▶ EXERCISE AIM
Write the listing below out again exactly, dropping the images.

begin STORED DATA

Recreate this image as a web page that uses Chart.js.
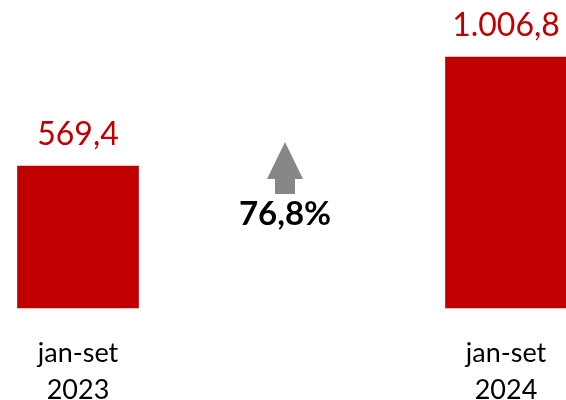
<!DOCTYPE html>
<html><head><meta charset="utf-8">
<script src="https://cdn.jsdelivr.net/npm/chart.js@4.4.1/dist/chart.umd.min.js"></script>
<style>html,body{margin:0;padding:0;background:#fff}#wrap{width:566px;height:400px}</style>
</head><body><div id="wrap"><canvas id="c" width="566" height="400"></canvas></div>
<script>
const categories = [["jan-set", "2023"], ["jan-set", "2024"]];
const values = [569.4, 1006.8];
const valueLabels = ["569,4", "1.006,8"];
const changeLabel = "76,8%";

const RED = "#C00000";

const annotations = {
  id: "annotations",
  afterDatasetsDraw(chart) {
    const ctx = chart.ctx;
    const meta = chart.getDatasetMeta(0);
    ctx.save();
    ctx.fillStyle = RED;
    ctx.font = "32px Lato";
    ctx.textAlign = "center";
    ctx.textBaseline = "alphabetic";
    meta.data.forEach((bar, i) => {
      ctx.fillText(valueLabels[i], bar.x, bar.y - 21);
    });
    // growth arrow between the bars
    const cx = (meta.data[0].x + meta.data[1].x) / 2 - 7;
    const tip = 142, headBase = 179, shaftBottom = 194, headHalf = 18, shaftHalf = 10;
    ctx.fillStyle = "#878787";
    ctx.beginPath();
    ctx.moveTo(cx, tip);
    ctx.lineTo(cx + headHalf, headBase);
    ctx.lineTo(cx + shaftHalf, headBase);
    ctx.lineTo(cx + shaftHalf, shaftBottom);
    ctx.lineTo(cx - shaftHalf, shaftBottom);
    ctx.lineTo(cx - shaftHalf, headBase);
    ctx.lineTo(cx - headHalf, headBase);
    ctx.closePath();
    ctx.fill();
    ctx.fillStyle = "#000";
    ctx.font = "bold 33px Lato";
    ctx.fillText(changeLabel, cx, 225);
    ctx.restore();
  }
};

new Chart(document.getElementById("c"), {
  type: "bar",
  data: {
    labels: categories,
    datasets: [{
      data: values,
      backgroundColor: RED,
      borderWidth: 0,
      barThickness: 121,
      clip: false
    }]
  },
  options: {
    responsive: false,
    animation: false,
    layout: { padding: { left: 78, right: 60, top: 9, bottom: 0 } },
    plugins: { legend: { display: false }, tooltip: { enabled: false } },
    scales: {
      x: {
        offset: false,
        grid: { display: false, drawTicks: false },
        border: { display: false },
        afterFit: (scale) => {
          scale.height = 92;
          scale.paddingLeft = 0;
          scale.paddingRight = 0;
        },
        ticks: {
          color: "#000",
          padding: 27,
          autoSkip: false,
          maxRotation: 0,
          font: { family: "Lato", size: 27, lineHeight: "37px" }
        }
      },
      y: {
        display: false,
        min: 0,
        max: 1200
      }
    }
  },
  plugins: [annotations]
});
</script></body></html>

end STORED DATA

▶ SOLUTION TO THE EXERCISE
Recreate this image as a web page that uses Chart.js.
<!DOCTYPE html>
<html><head><meta charset="utf-8">
<script src="https://cdn.jsdelivr.net/npm/chart.js@4.4.1/dist/chart.umd.min.js"></script>
<style>html,body{margin:0;padding:0;background:#fff}#wrap{width:566px;height:400px}</style>
</head><body><div id="wrap"><canvas id="c" width="566" height="400"></canvas></div>
<script>
const categories = [["jan-set", "2023"], ["jan-set", "2024"]];
const values = [569.4, 1006.8];
const valueLabels = ["569,4", "1.006,8"];
const changeLabel = "76,8%";

const RED = "#C00000";

const annotations = {
  id: "annotations",
  afterDatasetsDraw(chart) {
    const ctx = chart.ctx;
    const meta = chart.getDatasetMeta(0);
    ctx.save();
    ctx.fillStyle = RED;
    ctx.font = "32px Lato";
    ctx.textAlign = "center";
    ctx.textBaseline = "alphabetic";
    meta.data.forEach((bar, i) => {
      ctx.fillText(valueLabels[i], bar.x, bar.y - 21);
    });
    // growth arrow between the bars
    const cx = (meta.data[0].x + meta.data[1].x) / 2 - 7;
    const tip = 142, headBase = 179, shaftBottom = 194, headHalf = 18, shaftHalf = 10;
    ctx.fillStyle = "#878787";
    ctx.beginPath();
    ctx.moveTo(cx, tip);
    ctx.lineTo(cx + headHalf, headBase);
    ctx.lineTo(cx + shaftHalf, headBase);
    ctx.lineTo(cx + shaftHalf, shaftBottom);
    ctx.lineTo(cx - shaftHalf, shaftBottom);
    ctx.lineTo(cx - shaftHalf, headBase);
    ctx.lineTo(cx - headHalf, headBase);
    ctx.closePath();
    ctx.fill();
    ctx.fillStyle = "#000";
    ctx.font = "bold 33px Lato";
    ctx.fillText(changeLabel, cx, 225);
    ctx.restore();
  }
};

new Chart(document.getElementById("c"), {
  type: "bar",
  data: {
    labels: categories,
    datasets: [{
      data: values,
      backgroundColor: RED,
      borderWidth: 0,
      barThickness: 121,
      clip: false
    }]
  },
  options: {
    responsive: false,
    animation: false,
    layout: { padding: { left: 78, right: 60, top: 9, bottom: 0 } },
    plugins: { legend: { display: false }, tooltip: { enabled: false } },
    scales: {
      x: {
        offset: false,
        grid: { display: false, drawTicks: false },
        border: { display: false },
        afterFit: (scale) => {
          scale.height = 92;
          scale.paddingLeft = 0;
          scale.paddingRight = 0;
        },
        ticks: {
          color: "#000",
          padding: 27,
          autoSkip: false,
          maxRotation: 0,
          font: { family: "Lato", size: 27, lineHeight: "37px" }
        }
      },
      y: {
        display: false,
        min: 0,
        max: 1200
      }
    }
  },
  plugins: [annotations]
});
</script></body></html>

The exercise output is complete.